Oui on le fait souvent, dès qu’on peut. On aime bien discuter avec les locaux. C’est important de préserver les cultures locales dans un pur but écologique. Eux savent exactement comment faire là où ils sont, et cela n’aura rien à voir avec le régime alimentaire. Ici on mange du poisson à telle période, puis un autre aliment à une autre période, et c’est logique, fluide. C’est des endroits où tu te sens Humain avec la preuve qu’on arrive à s’adapter, qu’on n’est pas que négatif.
Je vais vous donner un exemple. Le gavage chez nous, c’est une technique d’autonomie alimentaire depuis 680 ans. Les générations précédentes gavaient les canards et les oies et la viande grossie permettait au peuple de manger tout l’hiver. Les rillettes étaient gardées pendant tout l’hiver, comme le beurre. Sans ça ils mourraient de faim. Quand on explique ça a Madagascar on leur dit : vous verrez, vous aurez vachement à manger alors gavez vos canards avec du riz ou du maïs. Maintenant, quand cette technique est prise par l’industrie, ça dérape toujours. À la base c’est ça. Je vous l’explique car vous avez l’air ouverts d’esprit, je le dis pas à tout le monde.

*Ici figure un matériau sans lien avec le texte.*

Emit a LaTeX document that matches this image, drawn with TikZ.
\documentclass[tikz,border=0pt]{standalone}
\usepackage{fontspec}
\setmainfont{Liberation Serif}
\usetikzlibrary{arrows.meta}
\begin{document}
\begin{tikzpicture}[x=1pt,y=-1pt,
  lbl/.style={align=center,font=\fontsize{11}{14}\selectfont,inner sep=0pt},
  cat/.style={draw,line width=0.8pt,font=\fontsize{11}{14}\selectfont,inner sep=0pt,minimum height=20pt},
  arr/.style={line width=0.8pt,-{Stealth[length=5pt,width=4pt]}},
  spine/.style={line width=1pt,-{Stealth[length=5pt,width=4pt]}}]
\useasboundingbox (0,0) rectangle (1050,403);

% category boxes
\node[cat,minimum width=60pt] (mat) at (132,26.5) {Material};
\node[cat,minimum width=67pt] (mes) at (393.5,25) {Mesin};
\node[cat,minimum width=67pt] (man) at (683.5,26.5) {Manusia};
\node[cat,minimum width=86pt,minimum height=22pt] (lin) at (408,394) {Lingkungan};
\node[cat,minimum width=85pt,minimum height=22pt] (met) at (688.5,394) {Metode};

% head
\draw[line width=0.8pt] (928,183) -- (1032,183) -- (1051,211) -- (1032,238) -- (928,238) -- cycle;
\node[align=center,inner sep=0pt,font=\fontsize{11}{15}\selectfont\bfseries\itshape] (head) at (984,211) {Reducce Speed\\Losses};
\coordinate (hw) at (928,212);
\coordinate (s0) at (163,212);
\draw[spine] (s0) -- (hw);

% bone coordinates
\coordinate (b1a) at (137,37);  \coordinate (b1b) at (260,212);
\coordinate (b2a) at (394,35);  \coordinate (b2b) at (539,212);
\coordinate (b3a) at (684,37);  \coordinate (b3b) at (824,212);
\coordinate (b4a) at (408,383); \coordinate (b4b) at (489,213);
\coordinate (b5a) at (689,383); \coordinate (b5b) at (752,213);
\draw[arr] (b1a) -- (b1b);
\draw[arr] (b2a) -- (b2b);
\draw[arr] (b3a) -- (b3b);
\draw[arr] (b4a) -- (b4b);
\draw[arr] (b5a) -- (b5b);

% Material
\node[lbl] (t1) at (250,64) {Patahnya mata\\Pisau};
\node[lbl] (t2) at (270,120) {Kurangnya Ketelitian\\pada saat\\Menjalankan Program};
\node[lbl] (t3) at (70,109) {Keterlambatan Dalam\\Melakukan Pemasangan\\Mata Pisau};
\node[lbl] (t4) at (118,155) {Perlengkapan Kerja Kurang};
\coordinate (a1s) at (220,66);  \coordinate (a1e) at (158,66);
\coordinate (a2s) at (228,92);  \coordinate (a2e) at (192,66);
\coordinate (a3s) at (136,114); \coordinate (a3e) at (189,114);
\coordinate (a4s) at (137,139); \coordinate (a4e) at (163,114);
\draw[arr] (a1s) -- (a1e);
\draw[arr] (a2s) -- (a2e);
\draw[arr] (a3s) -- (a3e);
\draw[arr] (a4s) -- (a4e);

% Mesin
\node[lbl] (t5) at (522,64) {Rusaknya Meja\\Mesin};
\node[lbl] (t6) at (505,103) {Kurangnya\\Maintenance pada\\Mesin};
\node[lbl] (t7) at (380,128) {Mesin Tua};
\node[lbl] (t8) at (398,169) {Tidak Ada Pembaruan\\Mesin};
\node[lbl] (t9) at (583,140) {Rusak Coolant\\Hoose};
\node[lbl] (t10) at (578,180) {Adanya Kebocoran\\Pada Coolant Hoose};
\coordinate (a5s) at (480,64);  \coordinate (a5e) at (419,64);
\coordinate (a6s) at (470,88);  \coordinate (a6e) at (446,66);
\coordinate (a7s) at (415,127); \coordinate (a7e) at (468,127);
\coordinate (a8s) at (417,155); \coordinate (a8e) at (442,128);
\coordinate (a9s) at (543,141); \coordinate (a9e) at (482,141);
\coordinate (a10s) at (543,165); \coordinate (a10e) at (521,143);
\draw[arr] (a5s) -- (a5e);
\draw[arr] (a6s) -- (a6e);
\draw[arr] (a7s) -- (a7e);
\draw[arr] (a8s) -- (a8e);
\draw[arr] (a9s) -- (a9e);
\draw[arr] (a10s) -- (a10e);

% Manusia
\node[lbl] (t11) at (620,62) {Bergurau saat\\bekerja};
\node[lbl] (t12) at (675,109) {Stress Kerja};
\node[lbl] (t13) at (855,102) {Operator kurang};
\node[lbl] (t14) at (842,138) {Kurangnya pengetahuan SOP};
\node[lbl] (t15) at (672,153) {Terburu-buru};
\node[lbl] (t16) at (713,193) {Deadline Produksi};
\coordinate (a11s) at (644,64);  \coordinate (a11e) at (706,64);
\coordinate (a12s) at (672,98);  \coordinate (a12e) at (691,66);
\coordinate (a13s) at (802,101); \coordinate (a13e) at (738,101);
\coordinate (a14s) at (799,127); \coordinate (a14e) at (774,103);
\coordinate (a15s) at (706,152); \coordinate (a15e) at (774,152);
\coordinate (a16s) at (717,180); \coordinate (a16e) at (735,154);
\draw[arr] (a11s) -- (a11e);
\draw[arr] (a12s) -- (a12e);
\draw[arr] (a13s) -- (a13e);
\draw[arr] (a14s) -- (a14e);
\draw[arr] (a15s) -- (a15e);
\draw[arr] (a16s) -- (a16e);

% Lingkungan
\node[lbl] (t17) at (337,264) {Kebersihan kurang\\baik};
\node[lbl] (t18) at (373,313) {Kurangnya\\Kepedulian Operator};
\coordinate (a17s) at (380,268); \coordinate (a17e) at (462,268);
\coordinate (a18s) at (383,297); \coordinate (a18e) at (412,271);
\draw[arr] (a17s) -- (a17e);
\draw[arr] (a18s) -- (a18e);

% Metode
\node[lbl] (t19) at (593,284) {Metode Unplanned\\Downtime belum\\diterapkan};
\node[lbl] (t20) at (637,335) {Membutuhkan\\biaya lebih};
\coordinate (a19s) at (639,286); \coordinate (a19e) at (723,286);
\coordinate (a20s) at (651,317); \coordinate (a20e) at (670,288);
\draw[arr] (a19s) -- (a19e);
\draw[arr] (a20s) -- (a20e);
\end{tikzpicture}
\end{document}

J’apprends aussi à beaucoup de jeunes à gaver comme il faut les animaux, pour qu’ils le transmettent à leurs enfants ensuite. Et puis ce gavage est sain. C’est du maïs qu’on donne, et c’est encore mieux quand il est bio.

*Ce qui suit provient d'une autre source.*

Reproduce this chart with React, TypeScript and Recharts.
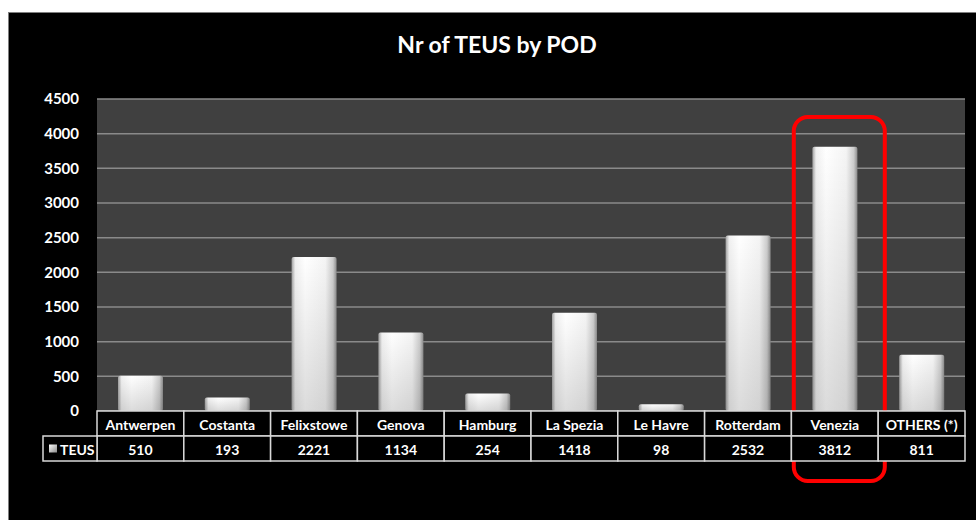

On va passer à autre chose. Vous avez une biographie sur vous qui est sortie. Est-ce que cela a eu un impact sur votre groupe, un retour ?
Alors on commence mais c’est sur que c’est pas un album ou un film et les gens ont du mal à lire plus de deux paragraphes. Il s’est bien vendu pour un livre et c’est vrai que les gens ont eu un regard un peu halluciné après l’avoir lu mais après on dit des conneries donc ça passe.
L’auteur a passé beaucoup de temps avec moi. Il venait avec moi à 6h du matin pour gaver. Il devenait fou à l’idée de faire ça pendant 25 jours. Il a un peu halluciné sur notre façon de vivre et il l’a bien retranscrit. On est content.
C’est une trace, un témoignage qui restera. La musique reste mais il faut une autre trace. Et on sait nous avec Mathieu qu’on ne travaille pas pour notre génération, – en plus, la plupart du temps c’est des abrutis -, mais pour la génération suivante, pour nos enfants car on sait que dans 20 ans les gens seront obligés de considérer le fait de se faire à manger et il faudra leur expliquer. Nous, on est la dernière génération qui a appris et on a eu ce réflexe de dire qu’il ne faut pas que ça se perde. La ferme deviendra une ferme école à terme pour que chacun puisse apprendre. Et ce qui sera appris sera transposable un peu partout, car, faut pas le croire, mais on a suffisamment de place sur notre planète pour ça. Ce n’est pas aussi catastrophique que ce qu’on veut nous faire croire.
Avec toutes ces casquettes, producteur, musicien, agriculteur, comment tenez-vous le coup ? Quelle est la clef de votre réussite ?
Je ne sais pas si c’est une réussite mais on essaie. Après c’est une vie monacale. On a jamais de vacances. Je n’ai pas vu ma femme pendant 1 mois. On n’est pas très fatigué mais après on ne fait pas la fête, on ne boit pas. On est en bonne santé, on se sent bien et on est porté aussi par un truc. On a la foi et l’énergie de la terre. On n’est pas du tout des hippies mais il y a quelque chose de très fort, ça fait naître quelque chose.
C’est pour ça qu’on commence une grande carrière en Amérique du Sud. Eux sont très connectés et sentent quelque chose de très fort en nous.
Dernière question. Si vous aviez un livre, un film ou une musique à conseillez pour faire changer les mentalités, que citeriez-vous ?
Le livre de Masanobu Fukuoka La révolution d’un seul brin de paille. C’est le père de l’agriculture sauvage et écologique. Il a inventé la technique du riz sans eau dans le Japon post seconde guerre mondiale. Ce livre est puissant et en plus il y a la mentalité japonaise de distance, ce qui renforce le truc.
Après il y a tous les auteurs d’Amérique du Sud comme Gabriel Garcia Marquez avec le réalisme magique. C’est difficile à expliquer, c’est le fait de vivre une situation réelle mais le moment est tellement magique que tu te demandes si tu l’as vraiment vécu et c’est ce qu’ils recherchent en Amérique du Sud.